Utilising these functions, you can efficiently implement time-based calculations, such as determining the number of days between two dates, calculating average time spans, or setting up countdown timers.

SQL Binary Strings Data: Usage and Storage

Binary strings data types are designed for storing binary data, which comprises raw bytes or bits instead of character strings. Binary data is often used for representing non-textual information, such as images, audio files, and serialized objects. In SQL, the primary binary data types are:

• BINARY: fixed-length binary data
• VARBINARY: variable-length binary data
• BLOB: binary large object data

BINARY is a fixed-length binary string data type, suitable for storing fixed-size binary data such as cryptographic hashes, simple flags, or fixed-length codes.

VARBINARY is a variable-length binary string data type. It is ideal for storing binary data with varying lengths, such as encrypted text or serialized objects.

BLOB, or Binary Large Object, is a data type for storing large binary data, such as images, audio files, and video files, directly in the database. BLOB data types can store up to \(2^{32}\) - 1 bytes and provide native support for streaming and chunked reading or writing, which is essential for efficiently handling large binary data.

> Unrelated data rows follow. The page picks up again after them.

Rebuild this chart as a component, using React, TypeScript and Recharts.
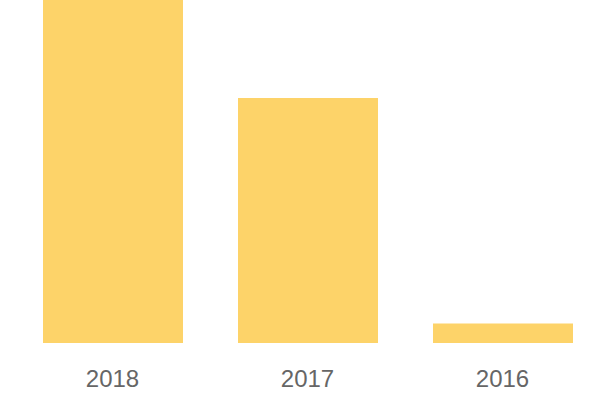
import { BarChart, Bar, XAxis, YAxis } from "recharts"

const years = ["2018", "2017", "2016"]
const values = [35, 25, 2]

const data = years.map((year, i) => ({ year, value: values[i] }))

export default function App(): React.ReactNode {
  return (
    <div style={{ position: "absolute", left: 0, top: 0, width: 600, height: 400, background: "#fff" }}>
      <BarChart width={600} height={400} data={data} margin={{ top: 0, right: 0, bottom: 0, left: 15 }}>
        <XAxis
          dataKey="year"
          axisLine={false}
          tickLine={false}
          height={57}
          tickMargin={21}
          tick={{ fill: "#666", fontSize: 24, fontFamily: "Liberation Sans, Arial, sans-serif" }}
        />
        <YAxis hide domain={[0, 35]} />
        <Bar dataKey="value" fill="#fdd369" barSize={140} isAnimationActive={false} />
      </BarChart>
    </div>
  )
}
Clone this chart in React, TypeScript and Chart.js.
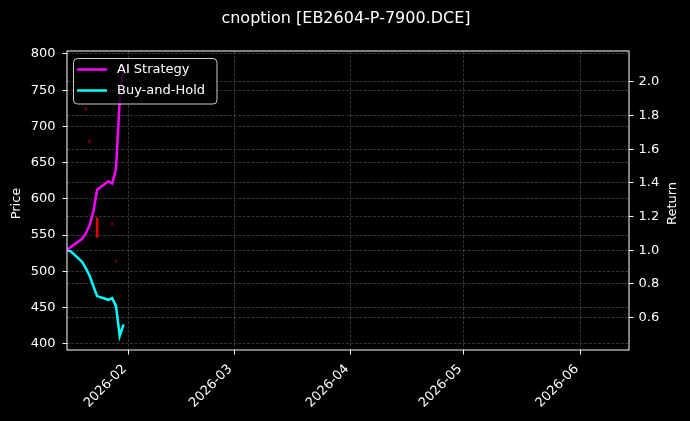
import { useEffect, useRef } from 'react';
import { Chart, registerables } from 'chart.js';

Chart.register(...registerables);

const TITLE = 'cnoption [EB2604-P-7900.DCE]';

// trading days shown by the two return lines
const dates = [
  '2026-01-15', '2026-01-16', '2026-01-19', '2026-01-20', '2026-01-21', '2026-01-22',
  '2026-01-23', '2026-01-26', '2026-01-27', '2026-01-28', '2026-01-29', '2026-01-30',
];
const aiStrategy = [1.0, 1.02, 1.068, 1.1, 1.15, 1.23, 1.36, 1.41, 1.396, 1.48, 1.89, 2.1];
const buyHold = [1.0, 0.994, 0.932, 0.893, 0.849, 0.787, 0.728, 0.706, 0.716, 0.67, 0.491, 0.56];

// the few price marks that are visible (left axis)
const priceDates = ['2026-01-20', '2026-01-21', '2026-01-23', '2026-01-27', '2026-01-28'];
const priceLow = [722, 677, 547, 564, 513];
const priceHigh = [726, 681, 574, 567, 516];

const priceTicks = [400, 450, 500, 550, 600, 650, 700, 750, 800];
const returnTicks = [0.6, 0.8, 1.0, 1.2, 1.4, 1.6, 1.8, 2.0];
const monthTicks = ['2026-02-01', '2026-03-01', '2026-04-01', '2026-05-01', '2026-06-01'];

const T0 = Date.UTC(2026, 0, 1);
const DAY = 86400000;
const toDay = (s: string) => (Date.parse(s + 'T00:00:00Z') - T0) / DAY;
const CLOSE = 0.625; // 15:00

const FONT = 'DejaVu Sans';
const GRID = 'rgba(255,255,255,0.25)';

const decor = {
  id: 'decor',
  beforeDraw(chart: any) {
    const { ctx, width, height } = chart;
    ctx.save();
    ctx.fillStyle = '#000';
    ctx.fillRect(0, 0, width, height);
    ctx.restore();
  },
  afterDraw(chart: any) {
    const { ctx, chartArea: a } = chart;
    ctx.save();
    // frame
    ctx.strokeStyle = '#fff';
    ctx.lineWidth = 1;
    ctx.strokeRect(a.left, a.top, a.right - a.left, a.bottom - a.top);

    // title
    ctx.fillStyle = '#fff';
    ctx.font = `16px "${FONT}"`;
    ctx.textAlign = 'center';
    ctx.textBaseline = 'middle';
    ctx.fillText(TITLE, 346, 19);

    // axis titles
    ctx.font = `13px "${FONT}"`;
    const mid = (a.top + a.bottom) / 2 + 3;
    ctx.save();
    ctx.translate(17, mid);
    ctx.rotate(-Math.PI / 2);
    ctx.fillText('Price', 0, 0);
    ctx.restore();
    ctx.save();
    ctx.translate(673, mid);
    ctx.rotate(-Math.PI / 2);
    ctx.fillText('Return', 0, 0);
    ctx.restore();

    // legend
    const lx = 73.5, ly = 58.5, lw = 143.5, lh = 45.5;
    ctx.beginPath();
    ctx.roundRect(lx, ly, lw, lh, 4);
    ctx.fillStyle = 'rgba(0,0,0,0.8)';
    ctx.fill();
    ctx.strokeStyle = 'rgba(255,255,255,0.8)';
    ctx.lineWidth = 1;
    ctx.stroke();
    const items = chart.data.datasets.filter((d: any) => d.type === 'line');
    items.forEach((d: any, i: number) => {
      const y = 69.5 + i * 21;
      ctx.strokeStyle = d.borderColor;
      ctx.lineWidth = 2.5;
      ctx.beginPath();
      ctx.moveTo(77, y);
      ctx.lineTo(107, y);
      ctx.stroke();
      ctx.fillStyle = '#fff';
      ctx.textAlign = 'left';
      ctx.textBaseline = 'middle';
      ctx.fillText(d.label, 117, y + 0.5);
    });
    ctx.restore();
  },
};

const axisGrid = { color: GRID, lineWidth: 0.8, tickColor: '#fff', tickLength: 4.5, tickWidth: 1, offset: false };

export default function App() {
  const canvasRef = useRef<HTMLCanvasElement>(null);

  useEffect(() => {
    if (!canvasRef.current) return;
    const chart = new Chart(canvasRef.current, {
      type: 'line',
      data: {
        datasets: [
          {
            type: 'line',
            label: 'AI Strategy',
            data: dates.map((d, i) => ({ x: toDay(d) + CLOSE, y: aiStrategy[i] })),
            borderColor: '#ff00ff',
            borderWidth: 2.5,
            pointRadius: 0,
            yAxisID: 'y1',
          },
          {
            type: 'line',
            label: 'Buy-and-Hold',
            data: dates.map((d, i) => ({ x: toDay(d) + CLOSE, y: buyHold[i] })),
            borderColor: '#00ffff',
            borderWidth: 2.5,
            pointRadius: 0,
            yAxisID: 'y1',
          },
          {
            type: 'bar',
            label: 'Price',
            data: priceDates.map((d, i) => ({ x: toDay(d) + CLOSE, y: [priceLow[i], priceHigh[i]] })),
            backgroundColor: (c: any) => {
              const v = c.raw && c.raw.y;
              return v && v[1] - v[0] > 10 ? '#e00000' : 'rgba(150,0,0,0.7)';
            },
            barThickness: 2,
            yAxisID: 'y',
          } as any,
        ],
      },
      options: {
        animation: false,
        responsive: true,
        maintainAspectRatio: false,
        layout: { padding: { top: 51, left: 0, right: 0, bottom: 0 } },
        plugins: {
          legend: { display: false },
          tooltip: { enabled: false },
        },
        scales: {
          x: {
            type: 'linear',
            min: 14.625,
            max: 163.85,
            offset: false,
            afterBuildTicks: (s: any) => {
              s.ticks = monthTicks.map((m) => ({ value: toDay(m) }));
            },
            afterFit: (s: any) => {
              s.height = 71;
            },
            ticks: {
              color: '#fff',
              font: { family: FONT, size: 13 },
              maxRotation: 45,
              minRotation: 45,
              padding: 7,
              labelOffset: -4,
              autoSkip: false,
              callback: (v: any) => {
                const d = new Date(T0 + Number(v) * DAY);
                return `${d.getUTCFullYear()}-${String(d.getUTCMonth() + 1).padStart(2, '0')}`;
              },
            },
            grid: axisGrid,
            border: { display: false, dash: [3, 1.5] },
          },
          y: {
            type: 'linear',
            position: 'left',
            min: 391.5,
            max: 804,
            afterBuildTicks: (s: any) => {
              s.ticks = priceTicks.map((v) => ({ value: v }));
            },
            afterFit: (s: any) => {
              s.width = 67;
            },
            ticks: { color: '#fff', font: { family: FONT, size: 13 }, padding: 7 },
            grid: axisGrid,
            border: { display: false, dash: [3, 1.5] },
          },
          y1: {
            type: 'linear',
            position: 'right',
            min: 0.408,
            max: 2.183,
            afterBuildTicks: (s: any) => {
              s.ticks = returnTicks.map((v) => ({ value: v }));
            },
            afterFit: (s: any) => {
              s.width = 61;
            },
            ticks: {
              color: '#fff',
              font: { family: FONT, size: 13 },
              padding: 5,
              callback: (v: any) => Number(v).toFixed(1),
            },
            grid: axisGrid,
            border: { display: false, dash: [3, 1.5] },
          },
        },
      },
      plugins: [decor],
    });
    return () => chart.destroy();
  }, []);

  return (
    <div style={{ position: 'fixed', left: 0, top: 0, width: 690, height: 421, background: '#000' }}>
      <canvas ref={canvasRef} />
    </div>
  );
}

One must exercise caution with BLOB data types, as storing vast amounts of binary data in a database can degrade performance and significantly increase storage requirements. Alternatively, consider storing the binary data on disk and using the database to store only a reference to the file's location.

SQL provides several functions for manipulating binary string data, including:

• CONCAT: concatenates binary strings
• LENGTH: returns the length of a binary string in bytes
• SUBSTRING: extracts a substring from a binary string
• REPLACE: replaces occurrences of a binary substring within a binary string

Understanding and working with binary strings data types allows you to effectively store and manipulate non-textual information in your database applications, enabling you to implement advanced functionality and store a wide variety of data types within your database schema.